Realmente necesitamos vivir de la ilusión, sin obviar por
supuesto los recuerdos, puesto que el corazón de todo ser humano alberga en su
interior el deseo de una vida plena, de la que es inherente un anhelo poético
de comunión con sus semejantes. Hay un denominador común, que no es otro que el
de acogernos y querernos, porque somos seres vivos en permanente relación.
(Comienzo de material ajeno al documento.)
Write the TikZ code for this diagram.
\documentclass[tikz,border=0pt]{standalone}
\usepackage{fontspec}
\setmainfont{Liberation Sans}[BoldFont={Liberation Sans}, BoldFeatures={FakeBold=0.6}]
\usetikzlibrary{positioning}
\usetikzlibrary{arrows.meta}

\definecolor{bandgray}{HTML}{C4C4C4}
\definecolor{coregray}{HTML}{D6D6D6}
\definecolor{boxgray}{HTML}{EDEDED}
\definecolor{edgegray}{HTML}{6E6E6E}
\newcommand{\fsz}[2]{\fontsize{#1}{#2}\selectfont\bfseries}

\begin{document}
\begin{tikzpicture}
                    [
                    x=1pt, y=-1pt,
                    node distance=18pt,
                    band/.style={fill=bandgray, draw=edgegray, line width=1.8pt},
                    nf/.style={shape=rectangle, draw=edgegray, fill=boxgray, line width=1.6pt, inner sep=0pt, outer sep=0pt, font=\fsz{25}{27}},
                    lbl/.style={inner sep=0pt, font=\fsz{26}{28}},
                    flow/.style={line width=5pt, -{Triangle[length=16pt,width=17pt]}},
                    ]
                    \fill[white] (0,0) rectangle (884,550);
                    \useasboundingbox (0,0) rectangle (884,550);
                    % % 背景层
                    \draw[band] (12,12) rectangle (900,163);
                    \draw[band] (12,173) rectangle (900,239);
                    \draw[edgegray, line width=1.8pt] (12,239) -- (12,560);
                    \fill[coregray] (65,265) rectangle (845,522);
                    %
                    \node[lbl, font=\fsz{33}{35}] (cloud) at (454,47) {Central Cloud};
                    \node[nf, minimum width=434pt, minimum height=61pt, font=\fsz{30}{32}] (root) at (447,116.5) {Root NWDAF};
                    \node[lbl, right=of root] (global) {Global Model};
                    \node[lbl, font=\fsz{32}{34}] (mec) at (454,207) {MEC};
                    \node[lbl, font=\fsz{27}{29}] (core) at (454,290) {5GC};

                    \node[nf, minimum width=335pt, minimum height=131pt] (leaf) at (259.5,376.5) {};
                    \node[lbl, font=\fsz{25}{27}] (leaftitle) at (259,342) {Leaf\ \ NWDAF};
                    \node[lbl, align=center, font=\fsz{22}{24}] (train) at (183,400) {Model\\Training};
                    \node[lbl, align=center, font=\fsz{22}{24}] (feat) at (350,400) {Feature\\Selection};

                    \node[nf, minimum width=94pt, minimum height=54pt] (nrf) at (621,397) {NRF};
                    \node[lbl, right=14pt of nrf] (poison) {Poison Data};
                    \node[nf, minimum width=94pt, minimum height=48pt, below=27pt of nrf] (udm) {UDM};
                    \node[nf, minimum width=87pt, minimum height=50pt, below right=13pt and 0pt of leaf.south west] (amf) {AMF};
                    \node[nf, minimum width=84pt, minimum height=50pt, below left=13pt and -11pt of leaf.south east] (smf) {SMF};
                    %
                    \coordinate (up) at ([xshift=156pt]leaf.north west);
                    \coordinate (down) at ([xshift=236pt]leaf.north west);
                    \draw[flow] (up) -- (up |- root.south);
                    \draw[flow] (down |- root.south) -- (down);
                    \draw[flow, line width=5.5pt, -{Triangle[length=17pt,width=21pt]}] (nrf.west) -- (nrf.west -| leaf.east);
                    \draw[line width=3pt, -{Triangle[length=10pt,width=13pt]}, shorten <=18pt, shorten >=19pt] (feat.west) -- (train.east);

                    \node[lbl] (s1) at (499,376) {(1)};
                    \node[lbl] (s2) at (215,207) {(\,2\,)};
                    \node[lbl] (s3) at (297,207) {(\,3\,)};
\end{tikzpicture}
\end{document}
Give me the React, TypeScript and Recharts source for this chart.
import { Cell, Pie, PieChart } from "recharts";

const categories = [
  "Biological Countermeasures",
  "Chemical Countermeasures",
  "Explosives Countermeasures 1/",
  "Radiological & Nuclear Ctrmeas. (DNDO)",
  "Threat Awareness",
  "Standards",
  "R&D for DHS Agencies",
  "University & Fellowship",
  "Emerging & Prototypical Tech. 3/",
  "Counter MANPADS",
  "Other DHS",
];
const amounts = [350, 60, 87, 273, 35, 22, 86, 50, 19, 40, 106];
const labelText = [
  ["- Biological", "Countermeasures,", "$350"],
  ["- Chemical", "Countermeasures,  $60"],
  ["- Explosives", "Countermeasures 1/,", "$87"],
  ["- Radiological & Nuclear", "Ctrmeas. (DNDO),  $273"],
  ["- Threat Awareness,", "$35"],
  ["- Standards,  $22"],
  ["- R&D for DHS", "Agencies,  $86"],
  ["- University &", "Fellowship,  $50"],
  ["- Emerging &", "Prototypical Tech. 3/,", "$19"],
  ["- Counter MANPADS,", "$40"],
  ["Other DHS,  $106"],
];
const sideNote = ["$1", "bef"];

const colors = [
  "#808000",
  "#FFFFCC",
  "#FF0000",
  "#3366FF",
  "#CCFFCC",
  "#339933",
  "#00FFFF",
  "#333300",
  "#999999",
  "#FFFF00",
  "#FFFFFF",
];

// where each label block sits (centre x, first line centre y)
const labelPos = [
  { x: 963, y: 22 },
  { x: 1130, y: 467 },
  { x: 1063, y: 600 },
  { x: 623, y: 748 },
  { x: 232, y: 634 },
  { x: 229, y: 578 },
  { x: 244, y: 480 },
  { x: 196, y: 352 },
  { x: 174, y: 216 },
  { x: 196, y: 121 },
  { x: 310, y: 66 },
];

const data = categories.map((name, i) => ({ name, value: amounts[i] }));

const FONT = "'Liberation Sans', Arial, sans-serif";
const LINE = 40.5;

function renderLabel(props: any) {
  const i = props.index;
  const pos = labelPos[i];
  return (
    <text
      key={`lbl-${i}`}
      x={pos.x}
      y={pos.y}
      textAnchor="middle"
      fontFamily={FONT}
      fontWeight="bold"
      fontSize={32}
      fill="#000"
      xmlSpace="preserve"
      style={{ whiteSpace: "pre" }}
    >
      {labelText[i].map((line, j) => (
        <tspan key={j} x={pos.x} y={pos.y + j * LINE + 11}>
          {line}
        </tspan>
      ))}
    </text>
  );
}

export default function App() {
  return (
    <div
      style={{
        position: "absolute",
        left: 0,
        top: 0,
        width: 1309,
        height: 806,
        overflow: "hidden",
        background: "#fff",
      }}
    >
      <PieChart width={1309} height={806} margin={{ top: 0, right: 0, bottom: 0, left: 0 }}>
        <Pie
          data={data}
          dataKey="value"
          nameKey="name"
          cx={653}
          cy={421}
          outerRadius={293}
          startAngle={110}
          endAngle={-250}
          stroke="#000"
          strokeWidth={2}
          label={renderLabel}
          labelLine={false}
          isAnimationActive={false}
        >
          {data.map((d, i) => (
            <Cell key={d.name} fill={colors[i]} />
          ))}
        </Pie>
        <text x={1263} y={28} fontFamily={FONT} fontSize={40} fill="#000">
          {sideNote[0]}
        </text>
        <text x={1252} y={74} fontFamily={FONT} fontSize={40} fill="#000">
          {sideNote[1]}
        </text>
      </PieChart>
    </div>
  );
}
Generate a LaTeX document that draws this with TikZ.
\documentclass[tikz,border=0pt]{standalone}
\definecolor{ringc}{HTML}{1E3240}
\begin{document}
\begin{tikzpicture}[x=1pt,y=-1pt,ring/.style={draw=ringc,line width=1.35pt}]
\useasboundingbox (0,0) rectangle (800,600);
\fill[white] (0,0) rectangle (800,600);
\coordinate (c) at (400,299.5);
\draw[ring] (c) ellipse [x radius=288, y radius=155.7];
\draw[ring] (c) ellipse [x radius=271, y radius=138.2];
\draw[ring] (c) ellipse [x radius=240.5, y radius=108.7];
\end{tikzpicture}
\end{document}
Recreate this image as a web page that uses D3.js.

Jamás seremos felices encerrándonos en nosotros mismos. Hemos de hacer
comunidad, y el mundo está muy bien que se globalice, pero lo primordial es que
se fraternice, y comparta el destino de la unidad desde lo heterogéneo. Ahora
bien, es primordial cambiar los lenguajes, comprometerse por despojarse de
poderes perecederos y ser más luz en el horizonte. Si en verdad queremos
edificar un mundo feliz con unos moradores gozosos, hay que tomar una
determinación firme, perseverante y verdadera, empeñarse por el bien de todos,
por universalizarnos con el deber de solidaridad, lo que exige que las naciones
ricas ayuden a los países menos desarrollados. Al fin y al cabo es un deber de
justicia social hacerlo. Verdaderamente, la providencia nos ha dado el sueño,
ahora nos resta a los humanos hacer que esa visión de ensueño nos fraternice
con una igualdad de esperanzas en el logro de nuestros fines. Bajo este anhelo
del ser humano unido, la paz es posible, porque es una virtud, un estado del
alma, una disposición a la comprensión, a la benevolencia, al respeto por
nuestro específico linaje. Así pues, considero que toda actividad humana ha de
ser menos competitiva y si hay algo por lo que ha de distinguirse es por ser
una actitud de servicio hacia los más débiles. La donación es el alma de esa
fraternidad que, a mi juicio, es lo que construye la armonía de la que todos
hablamos, pero con la que pocos soñamos para desgracia nuestra.